Authors can generally manage to get around this problem for two reasons. Firstly, due to limited time and space readers don’t usually expect them to explain the entirety of their creations in laborious detail. Second because they’re in control of the plot they can simply avoid or skip rapidly past sections of narrative that would highlight these anachronisms. And this is where the issue becomes important to gamers because in a game world - particularly a role-playing game world - neither of these things is possible. There will be an army of fans with the time and the motivation to pick over and examine the most intricate detail of the created world, and because the world itself (unlike the plot of the game campaign) is something shared between designers, games-masters and players there’s no way of glossing over the cracks. Hence the sorts of pointless, annoying fan-boy arguments we’ve all witnessed around the gaming table about the plausibility of some facet or other of the game world.
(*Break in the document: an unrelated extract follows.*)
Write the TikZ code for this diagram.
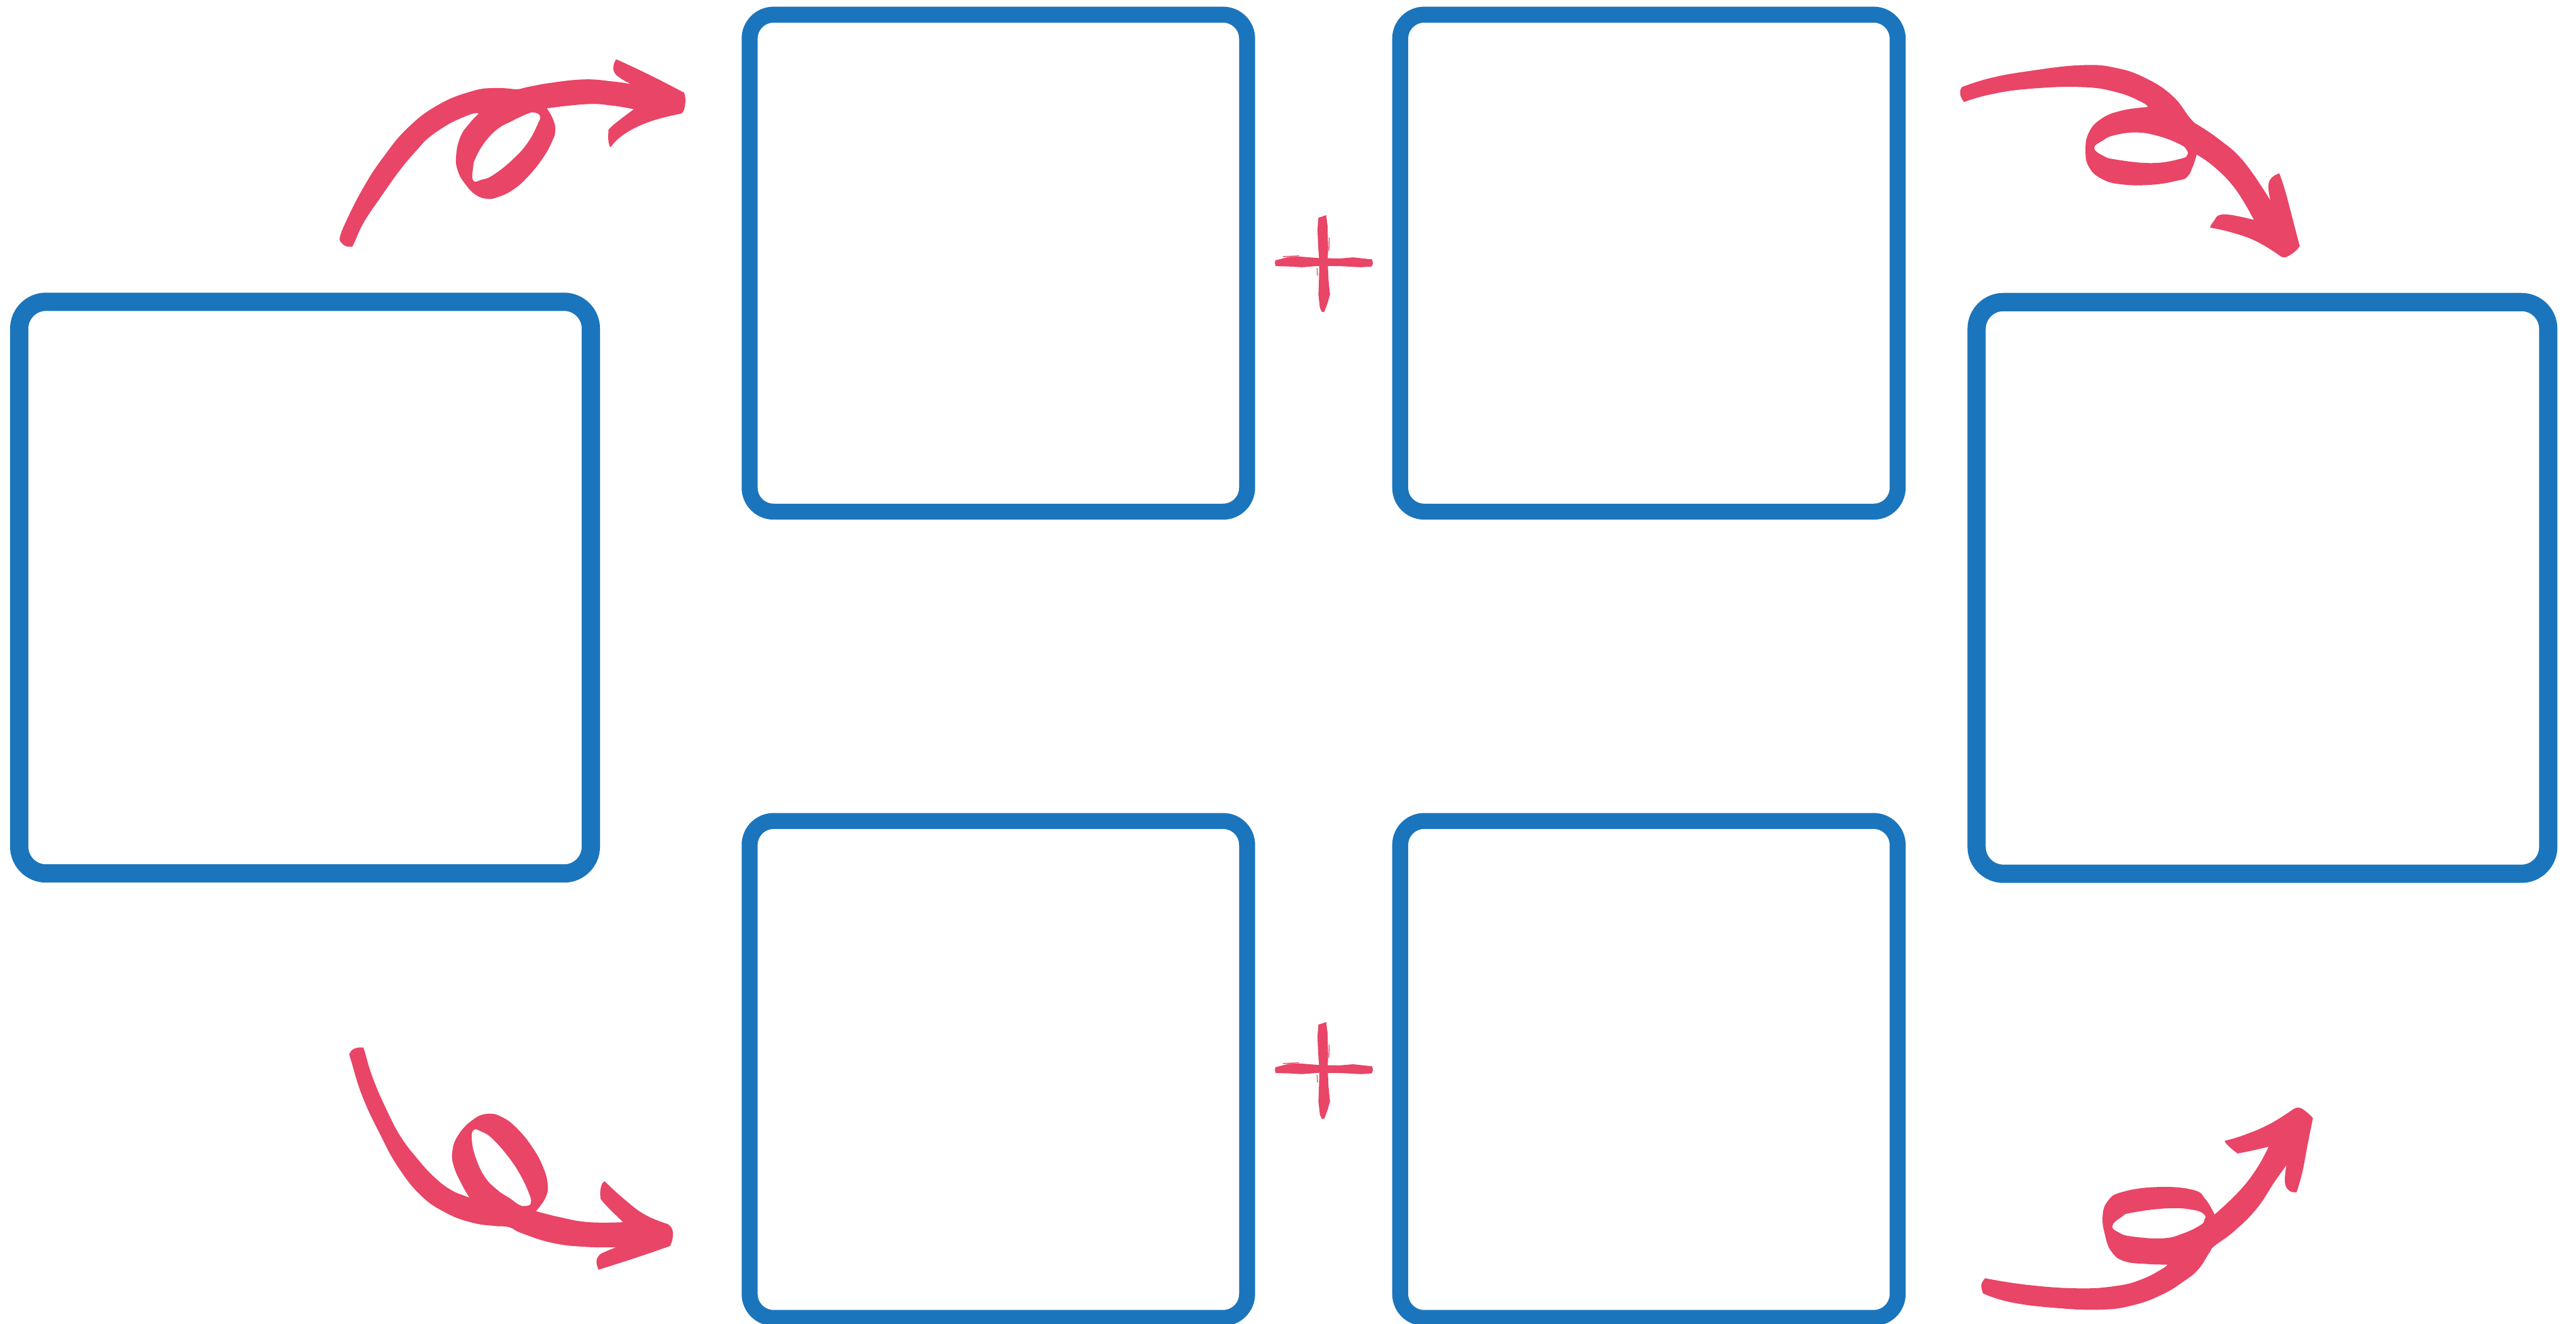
\documentclass[tikz,border=0pt]{standalone}
\definecolor{boxblue}{RGB}{27,117,188}
\definecolor{brushred}{RGB}{232,69,103}
\tikzset{
  bigbox/.style={draw=boxblue, line width=0.32cm, rounded corners=0.47cm,
    minimum width=10.02cm, minimum height=10.02cm, inner sep=0pt, fill=white},
  smallbox/.style={draw=boxblue, line width=0.28cm, rounded corners=0.42cm,
    minimum width=8.72cm, minimum height=8.71cm, inner sep=0pt, fill=white},
  brush/.style={fill=brushred, draw=none, even odd rule},
}
\begin{document}
\begin{tikzpicture}[x=0.01cm,y=-0.01cm]
\useasboundingbox[fill=white] (0,0) rectangle (4518,2321);

% boxes
\node[bigbox] (left) at (535,1030.5) {};
\node[smallbox] (tl) at (1751,461.5) {};
\node[smallbox] (tr) at (2892,461.5) {};
\node[smallbox] (bl) at (1751,1875.5) {};
\node[smallbox] (br) at (2892,1875.5) {};
\node[bigbox] (right) at (3968,1031) {};

% plus signs
\foreach \py in {350,1765}{
\begin{scope}[shift={(2200,\py)}, xscale=0.3333, yscale=0.3333]
\fill[brushred] (337,95) -- (332,160) -- (336,250) -- (342,330) -- (340,420) -- (337,500) -- (345,570) -- (356,592) -- (368,590) -- (385,545) -- (398,500) -- (390,420) -- (386,330) -- (388,250) -- (385,140) -- (378,82) -- (355,90) -- cycle;
\fill[brushred] (110,320) -- (180,302) -- (240,300) -- (340,308) -- (450,310) -- (520,304) -- (620,315) -- (624,335) -- (618,352) -- (560,356) -- (450,350) -- (340,349) -- (250,356) -- (180,352) -- (112,350) -- (108,335) -- cycle;
\draw[brushred, line width=0.4pt] (150,300) -- (235,296);
\draw[brushred, line width=0.4pt] (330,360) -- (332,400);
\draw[brushred, line width=0.4pt] (392,270) -- (394,200);
\end{scope}
}

% arrow top-left
\begin{scope}[shift={(560,60)}, xscale=0.446, yscale=0.3333, tension=0.75]
\fill[brush] (130,1118) -- plot[smooth] coordinates {(130,1118) (105,1115) (85,1095) (80,1075)}
 -- plot[smooth] coordinates {(80,1075) (100,1000) (170,815) (250,650) (350,490) (470,370) (600,300) (690,283) (770,290)}
 -- (790,288) -- (800,284)
 -- plot[smooth] coordinates {(800,284) (900,258) (1040,238) (1150,248) (1225,262)}
 -- plot[smooth] coordinates {(1225,262) (1185,232) (1160,200) (1158,160) (1168,132)}
 -- plot[smooth] coordinates {(1168,132) (1300,215) (1435,308)}
 -- plot[smooth] coordinates {(1435,308) (1440,350) (1432,405) (1415,420)}
 -- plot[smooth] coordinates {(1415,420) (1300,460) (1200,525) (1145,595)}
 -- plot[smooth] coordinates {(1145,595) (1138,570) (1137,520) (1150,485) (1237,395)}
 -- plot[smooth] coordinates {(1237,395) (1150,375) (1050,368) (895,390)}
 -- plot[smooth] coordinates {(895,390) (920,450) (928,510) (915,565) (880,650) (820,750) (760,820) (700,858) (660,866) (615,845) (575,790) (545,720) (538,640) (555,540) (590,470) (627,418)}
 -- plot[smooth] coordinates {(627,418) (610,416) (560,440) (500,480) (430,545) (390,600) (320,710) (240,860) (175,990) (140,1090) (130,1118)}
 -- cycle
 plot[smooth cycle] coordinates {(605,770) (640,765) (685,740) (760,660) (820,570) (860,470) (868,430) (845,412) (820,418) (760,455) (700,500) (650,570) (615,650) (605,700)};
\end{scope}

% arrow top-right
\begin{scope}[shift={(3400,80)}, xscale=0.446, yscale=0.3333, tension=0.75]
\fill[brush] (100,297) -- plot[smooth] coordinates {(100,297) (88,270) (85,240) (92,218)}
 -- plot[smooth] coordinates {(92,218) (200,172) (350,135) (560,103) (700,118) (820,175) (920,265) (985,375) (1008,408)}
 -- plot[smooth] coordinates {(1008,408) (1100,490) (1200,610) (1305,815)}
 -- plot[smooth] coordinates {(1305,815) (1297,740) (1310,695) (1340,672)}
 -- plot[smooth] coordinates {(1340,672) (1362,760) (1390,900) (1420,1055)}
 -- plot[smooth] coordinates {(1420,1055) (1400,1085) (1365,1113) (1345,1108)}
 -- plot[smooth] coordinates {(1345,1108) (1250,1030) (1150,982) (1068,958)}
 -- plot[smooth] coordinates {(1068,958) (1080,928) (1120,888) (1240,917)}
 -- plot[smooth] coordinates {(1240,917) (1170,760) (1090,645) (1015,573)}
 -- plot[smooth] coordinates {(1015,573) (1000,635) (978,690) (940,710) (840,732) (720,730) (640,700) (592,640) (578,560) (590,460) (640,385) (720,342) (822,323)}
 -- plot[smooth] coordinates {(822,323) (800,298) (700,245) (560,218) (350,228) (200,258) (100,297)}
 -- cycle
 plot[smooth cycle] coordinates {(612,538) (645,500) (690,472) (780,457) (870,478) (950,520) (975,548) (978,575) (950,596) (840,618) (700,600) (645,578)};
\end{scope}

% arrow bottom-left
\begin{scope}[shift={(560,1800)}, xscale=0.446, yscale=0.3333, tension=0.75]
\fill[brush] (118,148) -- plot[smooth] coordinates {(118,148) (128,125) (150,112) (172,112)}
 -- plot[smooth] coordinates {(172,112) (178,130) (210,270) (265,440) (320,580) (385,695) (450,790) (515,858) (575,893) (590,900)}
 -- plot[smooth] coordinates {(590,900) (560,830) (530,740) (523,660) (545,575) (600,495) (660,460) (720,478) (780,540) (840,640) (880,740) (898,830) (890,900) (852,972)}
 -- plot[smooth] coordinates {(852,972) (950,1005) (1060,1030) (1195,1030)}
 -- plot[smooth] coordinates {(1195,1030) (1120,930) (1105,890) (1110,835) (1122,815)}
 -- plot[smooth] coordinates {(1122,815) (1200,910) (1280,990) (1370,1040)}
 -- plot[smooth] coordinates {(1370,1040) (1387,1065) (1390,1110) (1380,1155)}
 -- plot[smooth] coordinates {(1380,1155) (1250,1215) (1098,1280)}
 -- plot[smooth] coordinates {(1098,1280) (1090,1240) (1100,1205) (1125,1185) (1168,1162)}
 -- plot[smooth] coordinates {(1168,1162) (1050,1160) (920,1140) (800,1090) (745,1056) (690,1050) (600,1032) (500,982) (400,890) (310,740) (240,570) (170,370) (125,180) (118,148)}
 -- cycle
 plot[smooth cycle] coordinates {(607,545) (640,555) (680,590) (740,680) (790,780) (825,880) (832,930) (810,945) (785,938) (750,905) (700,860) (650,790) (615,690) (600,600)};
\end{scope}

% arrow bottom-right
\begin{scope}[shift={(3400,1900)}, xscale=0.446, yscale=0.3333, tension=0.75]
\fill[brush] (175,1105) -- plot[smooth] coordinates {(175,1105) (168,1070) (172,1045) (183,1025)}
 -- plot[smooth] coordinates {(183,1025) (350,1060) (550,1078) (700,1065) (800,1030) (880,975) (900,953)}
 -- plot[smooth] coordinates {(900,953) (820,950) (730,935) (680,885) (655,800) (645,700) (665,620) (720,572) (860,545) (1000,560) (1050,610) (1085,690)}
 -- plot[smooth] coordinates {(1085,690) (1180,570) (1250,450) (1298,333)}
 -- plot[smooth] coordinates {(1298,333) (1190,365) (1170,362) (1135,322) (1125,302)}
 -- plot[smooth] coordinates {(1125,302) (1200,272) (1300,215) (1390,140)}
 -- plot[smooth] coordinates {(1390,140) (1415,127) (1445,148) (1472,182)}
 -- plot[smooth] coordinates {(1472,182) (1450,330) (1430,470) (1408,572)}
 -- plot[smooth] coordinates {(1408,572) (1380,565) (1362,520) (1368,430)}
 -- plot[smooth] coordinates {(1368,430) (1320,520) (1250,660) (1160,780) (1085,855) (1065,890) (1020,980) (960,1045) (880,1110) (770,1165) (640,1190) (450,1180) (280,1150) (175,1105)}
 -- cycle
 plot[smooth cycle] coordinates {(683,750) (720,702) (760,680) (900,657) (1000,665) (1045,690) (1045,718) (1030,745) (960,790) (880,815) (760,805) (710,785)};
\end{scope}
\end{tikzpicture}
\end{document}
So what’s the answer? Clearly the only approach is not hold up such high standards of believability. Use some imagination: this is supposed to be fantasy after all. Perceiving this sort of thing as an “issue” is really something that’s only in the realms of the most die-hard and obnoxious obsessives in any case. But the next time you encounter one you’ll have a counter-argument and an explanation. And if you find yourself wanting to blame someone as you sit and grind your teeth whilst listening to the latest rant as to why Gnomish culture could never possibly have invented custard you have a target: blame Tolkien.